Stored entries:
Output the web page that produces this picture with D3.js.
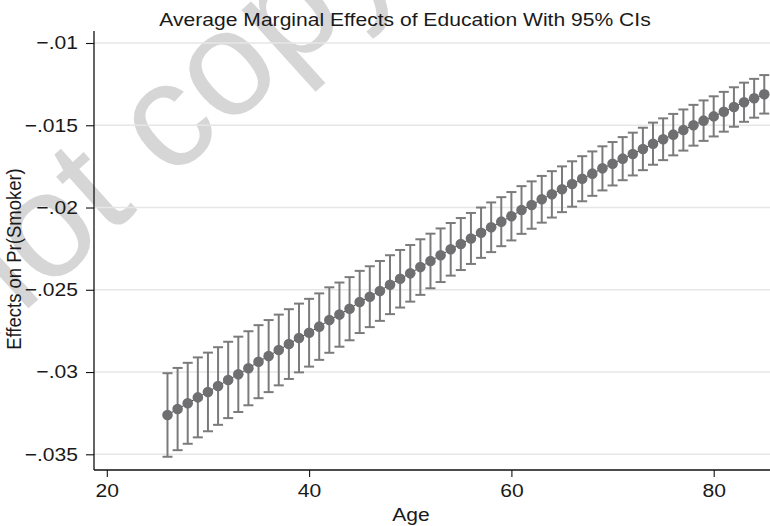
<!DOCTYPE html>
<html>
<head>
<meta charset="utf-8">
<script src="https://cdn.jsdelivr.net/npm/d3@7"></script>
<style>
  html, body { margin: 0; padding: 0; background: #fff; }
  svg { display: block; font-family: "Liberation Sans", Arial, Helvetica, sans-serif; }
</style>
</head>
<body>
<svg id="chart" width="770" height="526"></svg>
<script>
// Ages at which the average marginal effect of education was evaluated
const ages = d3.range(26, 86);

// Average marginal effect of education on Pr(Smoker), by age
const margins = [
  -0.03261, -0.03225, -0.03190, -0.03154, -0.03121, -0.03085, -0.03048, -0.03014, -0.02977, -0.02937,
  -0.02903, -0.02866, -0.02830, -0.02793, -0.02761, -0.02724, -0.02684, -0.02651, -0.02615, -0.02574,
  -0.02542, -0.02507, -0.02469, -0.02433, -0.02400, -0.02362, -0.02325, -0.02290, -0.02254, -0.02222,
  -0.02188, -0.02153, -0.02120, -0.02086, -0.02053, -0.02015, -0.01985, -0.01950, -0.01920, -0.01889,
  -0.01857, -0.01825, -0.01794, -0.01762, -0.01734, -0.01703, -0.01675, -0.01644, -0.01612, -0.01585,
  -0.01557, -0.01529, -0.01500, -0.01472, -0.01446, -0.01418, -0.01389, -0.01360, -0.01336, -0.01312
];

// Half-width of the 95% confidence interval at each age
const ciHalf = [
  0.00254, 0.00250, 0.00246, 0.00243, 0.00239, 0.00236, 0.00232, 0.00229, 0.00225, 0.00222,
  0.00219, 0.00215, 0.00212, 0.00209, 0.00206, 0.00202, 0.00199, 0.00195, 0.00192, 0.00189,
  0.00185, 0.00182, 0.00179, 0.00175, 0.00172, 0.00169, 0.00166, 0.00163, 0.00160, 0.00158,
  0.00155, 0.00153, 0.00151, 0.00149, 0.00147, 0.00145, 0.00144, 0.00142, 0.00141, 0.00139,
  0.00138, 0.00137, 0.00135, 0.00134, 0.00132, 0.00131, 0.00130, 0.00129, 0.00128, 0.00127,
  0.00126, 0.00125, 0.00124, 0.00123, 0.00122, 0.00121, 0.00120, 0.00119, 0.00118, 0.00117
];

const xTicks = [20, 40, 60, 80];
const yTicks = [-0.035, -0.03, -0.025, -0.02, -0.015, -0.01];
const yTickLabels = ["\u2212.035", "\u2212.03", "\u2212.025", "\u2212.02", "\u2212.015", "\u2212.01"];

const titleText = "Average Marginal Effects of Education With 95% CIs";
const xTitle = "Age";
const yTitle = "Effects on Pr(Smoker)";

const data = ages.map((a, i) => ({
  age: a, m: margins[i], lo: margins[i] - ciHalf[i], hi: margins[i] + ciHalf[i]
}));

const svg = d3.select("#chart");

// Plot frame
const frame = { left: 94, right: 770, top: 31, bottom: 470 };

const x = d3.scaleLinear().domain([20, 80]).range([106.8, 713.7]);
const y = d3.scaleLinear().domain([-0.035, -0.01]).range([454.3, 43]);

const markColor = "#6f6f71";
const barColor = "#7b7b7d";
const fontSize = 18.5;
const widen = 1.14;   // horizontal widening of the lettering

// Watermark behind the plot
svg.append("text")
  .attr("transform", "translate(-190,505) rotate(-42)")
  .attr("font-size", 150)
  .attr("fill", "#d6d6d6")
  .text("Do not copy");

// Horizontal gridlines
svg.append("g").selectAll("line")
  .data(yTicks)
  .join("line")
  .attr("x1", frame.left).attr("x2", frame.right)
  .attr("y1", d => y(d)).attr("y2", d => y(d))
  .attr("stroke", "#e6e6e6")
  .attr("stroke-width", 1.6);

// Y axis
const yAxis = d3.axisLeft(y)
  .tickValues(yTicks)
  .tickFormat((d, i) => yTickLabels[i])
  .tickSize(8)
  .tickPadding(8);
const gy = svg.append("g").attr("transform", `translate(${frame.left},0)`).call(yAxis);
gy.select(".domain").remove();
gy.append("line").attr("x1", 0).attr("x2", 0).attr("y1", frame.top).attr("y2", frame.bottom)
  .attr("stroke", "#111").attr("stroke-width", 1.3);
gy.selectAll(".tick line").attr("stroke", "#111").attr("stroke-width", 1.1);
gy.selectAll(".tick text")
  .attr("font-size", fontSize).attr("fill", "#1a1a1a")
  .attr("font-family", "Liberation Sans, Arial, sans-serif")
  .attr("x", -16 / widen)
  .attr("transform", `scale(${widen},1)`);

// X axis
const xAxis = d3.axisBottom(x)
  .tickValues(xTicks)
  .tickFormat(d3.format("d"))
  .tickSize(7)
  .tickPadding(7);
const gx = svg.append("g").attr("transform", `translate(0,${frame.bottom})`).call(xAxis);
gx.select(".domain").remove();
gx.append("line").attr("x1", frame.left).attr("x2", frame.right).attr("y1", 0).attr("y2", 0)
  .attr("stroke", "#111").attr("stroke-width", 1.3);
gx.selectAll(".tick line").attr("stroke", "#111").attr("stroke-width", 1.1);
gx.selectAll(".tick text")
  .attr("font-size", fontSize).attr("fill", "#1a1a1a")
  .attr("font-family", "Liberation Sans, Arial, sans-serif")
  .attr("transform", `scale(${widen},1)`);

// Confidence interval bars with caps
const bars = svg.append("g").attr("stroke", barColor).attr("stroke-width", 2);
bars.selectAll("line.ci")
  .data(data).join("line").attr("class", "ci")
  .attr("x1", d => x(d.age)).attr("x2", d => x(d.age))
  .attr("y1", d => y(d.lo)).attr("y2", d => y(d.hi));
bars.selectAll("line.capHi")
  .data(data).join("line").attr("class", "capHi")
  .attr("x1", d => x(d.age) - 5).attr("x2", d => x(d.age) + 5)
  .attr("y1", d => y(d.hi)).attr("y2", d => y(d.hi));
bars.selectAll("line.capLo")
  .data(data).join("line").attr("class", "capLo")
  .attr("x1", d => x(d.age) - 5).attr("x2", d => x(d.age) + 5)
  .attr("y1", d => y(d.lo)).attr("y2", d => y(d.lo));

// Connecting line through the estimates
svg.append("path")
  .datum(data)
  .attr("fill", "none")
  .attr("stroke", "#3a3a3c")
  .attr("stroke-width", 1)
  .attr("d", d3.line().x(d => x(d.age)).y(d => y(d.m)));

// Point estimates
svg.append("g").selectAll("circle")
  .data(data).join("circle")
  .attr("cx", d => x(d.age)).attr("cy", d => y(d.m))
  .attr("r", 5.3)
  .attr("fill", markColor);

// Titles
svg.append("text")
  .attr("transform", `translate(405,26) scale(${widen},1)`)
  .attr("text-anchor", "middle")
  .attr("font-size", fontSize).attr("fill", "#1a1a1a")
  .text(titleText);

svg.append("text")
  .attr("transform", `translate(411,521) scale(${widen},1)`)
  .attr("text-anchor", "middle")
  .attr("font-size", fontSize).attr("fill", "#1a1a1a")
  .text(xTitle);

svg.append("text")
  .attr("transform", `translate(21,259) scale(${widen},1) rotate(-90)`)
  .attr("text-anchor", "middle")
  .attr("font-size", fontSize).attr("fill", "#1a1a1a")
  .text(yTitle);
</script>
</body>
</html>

...

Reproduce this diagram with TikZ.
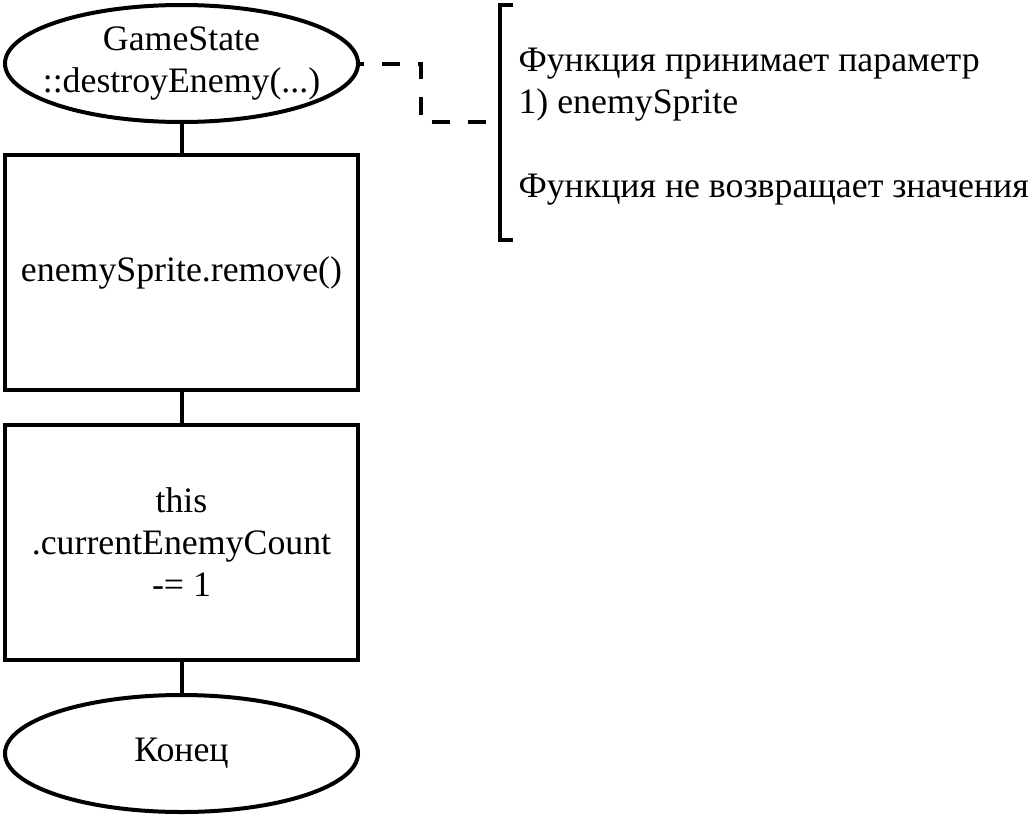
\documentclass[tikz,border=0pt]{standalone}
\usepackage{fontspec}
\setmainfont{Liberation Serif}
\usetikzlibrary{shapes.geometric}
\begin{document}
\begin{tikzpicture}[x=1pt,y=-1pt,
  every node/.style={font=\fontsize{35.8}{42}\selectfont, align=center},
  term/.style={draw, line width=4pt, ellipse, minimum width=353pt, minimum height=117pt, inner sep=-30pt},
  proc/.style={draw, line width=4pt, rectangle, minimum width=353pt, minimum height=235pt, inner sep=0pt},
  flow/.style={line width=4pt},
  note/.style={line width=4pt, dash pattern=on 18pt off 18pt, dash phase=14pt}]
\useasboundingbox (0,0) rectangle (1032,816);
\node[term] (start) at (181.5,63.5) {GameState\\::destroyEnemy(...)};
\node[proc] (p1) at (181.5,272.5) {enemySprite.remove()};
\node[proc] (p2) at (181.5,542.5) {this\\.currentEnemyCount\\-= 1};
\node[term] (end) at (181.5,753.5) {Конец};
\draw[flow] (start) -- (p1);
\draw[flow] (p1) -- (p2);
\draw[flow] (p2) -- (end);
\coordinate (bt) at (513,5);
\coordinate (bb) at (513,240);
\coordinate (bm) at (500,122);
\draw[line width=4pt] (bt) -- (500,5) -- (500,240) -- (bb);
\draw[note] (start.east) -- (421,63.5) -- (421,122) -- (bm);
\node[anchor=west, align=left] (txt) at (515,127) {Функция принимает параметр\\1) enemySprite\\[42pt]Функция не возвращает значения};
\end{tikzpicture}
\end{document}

--

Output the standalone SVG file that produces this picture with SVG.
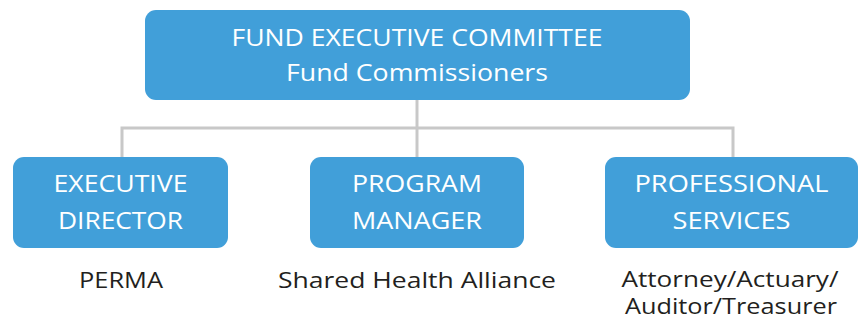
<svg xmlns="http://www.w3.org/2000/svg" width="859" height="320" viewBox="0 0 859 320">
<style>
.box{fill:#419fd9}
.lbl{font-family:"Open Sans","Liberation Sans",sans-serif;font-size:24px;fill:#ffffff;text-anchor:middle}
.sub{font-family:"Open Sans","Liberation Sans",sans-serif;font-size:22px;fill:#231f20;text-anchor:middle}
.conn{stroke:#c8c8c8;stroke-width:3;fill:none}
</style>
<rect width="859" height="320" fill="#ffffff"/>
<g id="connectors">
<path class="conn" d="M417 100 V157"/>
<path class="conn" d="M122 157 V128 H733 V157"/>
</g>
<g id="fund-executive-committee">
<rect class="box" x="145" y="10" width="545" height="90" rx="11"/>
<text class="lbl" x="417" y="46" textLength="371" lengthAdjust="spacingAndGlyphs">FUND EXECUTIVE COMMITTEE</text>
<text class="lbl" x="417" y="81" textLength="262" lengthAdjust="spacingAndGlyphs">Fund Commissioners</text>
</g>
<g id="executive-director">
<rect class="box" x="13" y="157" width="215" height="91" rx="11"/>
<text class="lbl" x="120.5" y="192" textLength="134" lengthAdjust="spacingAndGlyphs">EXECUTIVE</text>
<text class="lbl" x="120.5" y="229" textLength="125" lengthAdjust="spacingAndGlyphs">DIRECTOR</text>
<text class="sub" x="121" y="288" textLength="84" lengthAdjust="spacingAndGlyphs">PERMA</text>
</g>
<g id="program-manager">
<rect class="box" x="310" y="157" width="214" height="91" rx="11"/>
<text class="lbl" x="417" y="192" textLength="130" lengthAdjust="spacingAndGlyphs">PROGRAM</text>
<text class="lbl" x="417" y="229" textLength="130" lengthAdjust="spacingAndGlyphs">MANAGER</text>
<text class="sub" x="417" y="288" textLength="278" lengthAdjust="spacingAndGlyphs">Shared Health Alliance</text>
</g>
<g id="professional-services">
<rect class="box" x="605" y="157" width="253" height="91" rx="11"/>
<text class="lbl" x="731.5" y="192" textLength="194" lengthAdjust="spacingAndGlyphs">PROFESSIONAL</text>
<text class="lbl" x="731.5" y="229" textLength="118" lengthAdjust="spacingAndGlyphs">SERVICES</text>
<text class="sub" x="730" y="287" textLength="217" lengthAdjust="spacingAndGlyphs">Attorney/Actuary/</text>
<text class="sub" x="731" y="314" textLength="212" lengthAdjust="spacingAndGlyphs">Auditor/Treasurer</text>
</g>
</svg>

Task goal =
Nothing but the lines from the one containing "Output the web" through the one containing "const ages = d3.range(26, 86);" should be echoed, each exactly as it stands; pictures are excluded.

Answer for the task =
Output the web page that produces this picture with D3.js.
<!DOCTYPE html>
<html>
<head>
<meta charset="utf-8">
<script src="https://cdn.jsdelivr.net/npm/d3@7"></script>
<style>
  html, body { margin: 0; padding: 0; background: #fff; }
  svg { display: block; font-family: "Liberation Sans", Arial, Helvetica, sans-serif; }
</style>
</head>
<body>
<svg id="chart" width="770" height="526"></svg>
<script>
// Ages at which the average marginal effect of education was evaluated
const ages = d3.range(26, 86);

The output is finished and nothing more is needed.